It is hypothesised that dynamic systems with feedback can experience an adaptation to the Edge of Chaos. This term is used to denote a transitional space between order and disorder, a region of bounded instability that engenders constant dynamic interplay between the opposing poles. This work aims at creating a framework for such phenomena to occur and for the audience to enter this realm and add or subtract from it. Doing precisely that, it seeks to embody the specificity of the contemporary momentum – the rhizomatic now.
Rhizome is a botanical term used to describe the system of roots of various plants and fungi. Its specificity is horizontal growth, great complexity, multitude of nodes and interconnectedness. This artwork utilises multichannel routed feedback as a metaphor for the flow of information that has become rhiozmatic. It presents a signal whose origin and destination is not clear, where linear causality loses its explanatory and predictive potential, and where everything is interconnected to the point when the whole information system becomes a huge organic infrastructure impossible to decode.
One may enter the system and add to it or subtract from it but without ever knowing the exact result of their actions. The system encompasses incoming signals, reiterates them and functions self-sufficiently as a hyperobject outside human scope.
Michal Mitro is an artist and a researcher working across the field of disciplines and media.
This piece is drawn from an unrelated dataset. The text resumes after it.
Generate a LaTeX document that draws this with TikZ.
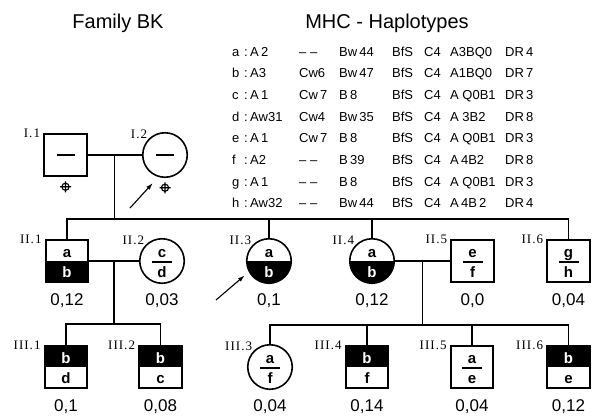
\documentclass[tikz,border=0pt]{standalone}
\usepackage{fontspec}
\usepackage{xcolor}
\usepackage{tikz}
\usetikzlibrary{positioning,arrows.meta,calc}
\newfontfamily\sansfam{Liberation Sans}
\newfontfamily\genfam[LetterSpace=8]{Liberation Serif}

\begin{document}
\begin{tikzpicture}[x=1pt, y=1pt,
    sq/.style={draw, line width=1.6pt, minimum size=42.5pt, inner sep=0pt, outer sep=0pt},
    ci/.style={draw, circle, line width=1.6pt, minimum size=44.5pt, inner sep=0pt, outer sep=0pt},
    link/.style={line width=1.1pt},
    frac/.style={line width=1.3pt},
    pointer/.style={line width=1.1pt, -{Latex[length=7pt, width=4.5pt]}},
    gen/.style={font=\genfam\fontsize{13}{13}\selectfont, anchor=base east, inner sep=0pt},
    val/.style={font=\sansfam\fontsize{17}{17}\selectfont, anchor=base, inner sep=0pt},
    hap/.style={font=\sansfam\bfseries\fontsize{15}{15}\selectfont, anchor=base, inner sep=0pt},
    tab/.style={font=\sansfam\fontsize{13}{13}\selectfont, anchor=base west, inner sep=0pt},
    title/.style={font=\sansfam\fontsize{20}{20}\selectfont, anchor=base, inner sep=0pt}]

    \useasboundingbox (0,0) rectangle (597,-418);

    % titles
    \node[title] (fam) at (118,-28) {Family BK};
    \node[title] (mhc) at (387,-28) {MHC - Haplotypes};

    % haplotype table
    \foreach \k/\a/\c/\b/\g/\r [count=\i] in {
        a/A\,2/– –/Bw\,44/A3BQ0/DR\,4,
        b/A3/Cw6/Bw\,47/A1BQ0/DR\,7,
        c/A\,1/Cw\,7/B\,8/A Q0B1/DR\,3,
        d/Aw31/Cw4/Bw\,35/A 3B2/DR\,8,
        e/A\,1/Cw\,7/B\,8/A Q0B1/DR\,3,
        f/A2/– –/B\,39/A\,4B2/DR\,8,
        g/A\,1/– –/B\,8/A Q0B1/DR\,3,
        h/Aw32/– –/Bw\,44/A\,4B\,2/DR\,4}
    {
        \pgfmathsetmacro{\y}{-56-21.7*(\i-1)}
        \node[tab] (k\i) at (232,\y) {\k};
        \node[tab] (s\i) at (244,\y) {:};
        \node[tab] (a\i) at (250,\y) {\a};
        \node[tab] (c\i) at (299,\y) {\c};
        \node[tab] (b\i) at (339,\y) {\b};
        \node[tab] (bf\i) at (392,\y) {BfS};
        \node[tab] (cf\i) at (424,\y) {C4};
        \node[tab] (g\i) at (450,\y) {\g};
        \node[tab] (r\i) at (505,\y) {\r};
    }

    % generation I
    \node[sq] (I1) at (65.5,-155) {};
    \node[ci] (I2) at (165,-155) {};
    % generation II
    \node[sq] (II1) at (67,-261) {};
    \node[ci] (II2) at (162,-261) {};
    \node[ci] (II3) at (269,-261) {};
    \node[ci] (II4) at (372,-261) {};
    \node[sq] (II5) at (472.5,-261) {};
    \node[sq] (II6) at (568.5,-261) {};
    % generation III
    \node[sq] (III1) at (66,-367) {};
    \node[sq] (III2) at (160.5,-367) {};
    \node[ci] (III3) at (270,-367) {};
    \node[sq] (III4) at (367,-367) {};
    \node[sq] (III5) at (472,-367) {};
    \node[sq] (III6) at (568.5,-367) {};

    % shaded halves
    \fill (II1.west) rectangle (II1.south east);
    \foreach \n in {III1,III2,III4,III6}
        \fill (\n.north west) rectangle (\n.east);
    \foreach \n in {II3,II4}
        \fill (\n.west) arc[start angle=180, end angle=360, radius=22.25pt] -- cycle;

    % marriages and sibships
    \coordinate (mI) at ($(I1.east)!0.5!(I2.west)$);
    \coordinate (mII) at ($(II1.east)!0.5!(II2.west)$);
    \coordinate (mIIb) at ($(II4.east)!0.5!(II5.west)$);
    \draw[link] (I1) -- (I2);
    \draw[link] (II1) -- (II2);
    \draw[link] (II4) -- (II5);
    \draw[link] (mI) -- ++(0,-64) coordinate (sI);
    \draw[link] (II1.north) |- (sI) -| (II6.north);
    \foreach \n in {II3,II4}
        \draw[link] (\n.north) -- (\n.north |- sI);
    \draw[link] (mII) -- ++(0,-63) coordinate (sII);
    \draw[link] (III1.north) |- (sII) -| (III2.north);
    \draw[link] (mIIb) -- ++(0,-64) coordinate (sIIb);
    \draw[link] (III3.north) |- (sIIb) -| (III6.north);
    \foreach \n in {III4,III5}
        \draw[link] (\n.north) -- (\n.north |- sIIb);

    % inner marks
    \foreach \n in {I1,I2}
        \draw[frac] ([xshift=-9pt]\n.center) -- ([xshift=9pt]\n.center);
    \foreach \n in {II2,II5,II6,III3,III5}
        \draw[frac] ([shift={(-10pt,-1pt)}]\n.center) -- ([shift={(10pt,-1pt)}]\n.center);

    % haplotype letters
    \foreach \n/\t in {II1/a,II2/c,II3/a,II4/a,II5/e,II6/g,III3/a,III5/a}
        \node[hap] (\n-up) at ([yshift=4pt]\n.center) {\t};
    \foreach \n/\t in {III1/b,III2/b,III4/b,III6/b}
        \node[hap, text=white] (\n-up) at ([yshift=4pt]\n.center) {\t};
    \foreach \n/\t in {II2/d,II5/f,II6/h,III1/d,III2/c,III3/f,III4/f,III5/e,III6/e}
        \node[hap] (\n-dn) at ([yshift=-16pt]\n.center) {\t};
    \foreach \n/\t in {II1/b,II3/b,II4/b}
        \node[hap, text=white] (\n-dn) at ([yshift=-16pt]\n.center) {\t};

    % deceased
    \foreach \n in {I1,I2}
        \draw[line width=1.1pt] ([yshift=-10.5pt]\n.south) circle (3.6pt)
            +(-5.5pt,0) -- +(5.5pt,0) +(0,-5.5pt) -- +(0,5.5pt);

    % probands
    \coordinate (pI2) at (130,-208);
    \coordinate (pII3) at (216,-300);
    \draw[pointer, shorten >=9pt] (pI2) -- (I2.-106);
    \draw[pointer, shorten >=6pt] (pII3) -- (II3.208);

    % individual labels
    \foreach \n/\t in {I1/I.1,II1/II.1,II5/II.5,II6/II.6,III1/III.1,III2/III.2,III4/III.4,III5/III.5,III6/III.6}
        \node[gen] (l\n) at ([shift={(-4pt,-4pt)}]\n.north west) {\t};
    \foreach \n/\t in {I2/I.2,II2/II.2,II3/II.3,II4/II.4,III3/III.3}
        \node[gen] (l\n) at ([shift={(-2pt,1pt)}]\n.north west) {\t};

    % values
    \foreach \n/\v in {II1/{0,12},II2/{0,03},II3/{0,1},II4/{0,12},II5/{0,0},II6/{0,04},
                       III1/{0,1},III2/{0,08},III3/{0,04},III4/{0,14},III5/{0,04},III6/{0,12}}
        \node[val] (v\n) at ([yshift=-44.5pt]\n.center) {\v};
\end{tikzpicture}
\end{document}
Trained in Psychology and Sociology, he focuses on the nuances of everyday life as well as hyperobjects of planetary scale. In his artistic practice he translates his sociological imagination into crafted sculptural environments with elements of sound, light or electricity. Themes that he gravitates towards explore relationships between human and more-than-human worlds and the supposed friction between natural and artificial. Mitro proposes narratives both affirming and disturbing in order to shape viable futures one may like to inhabit.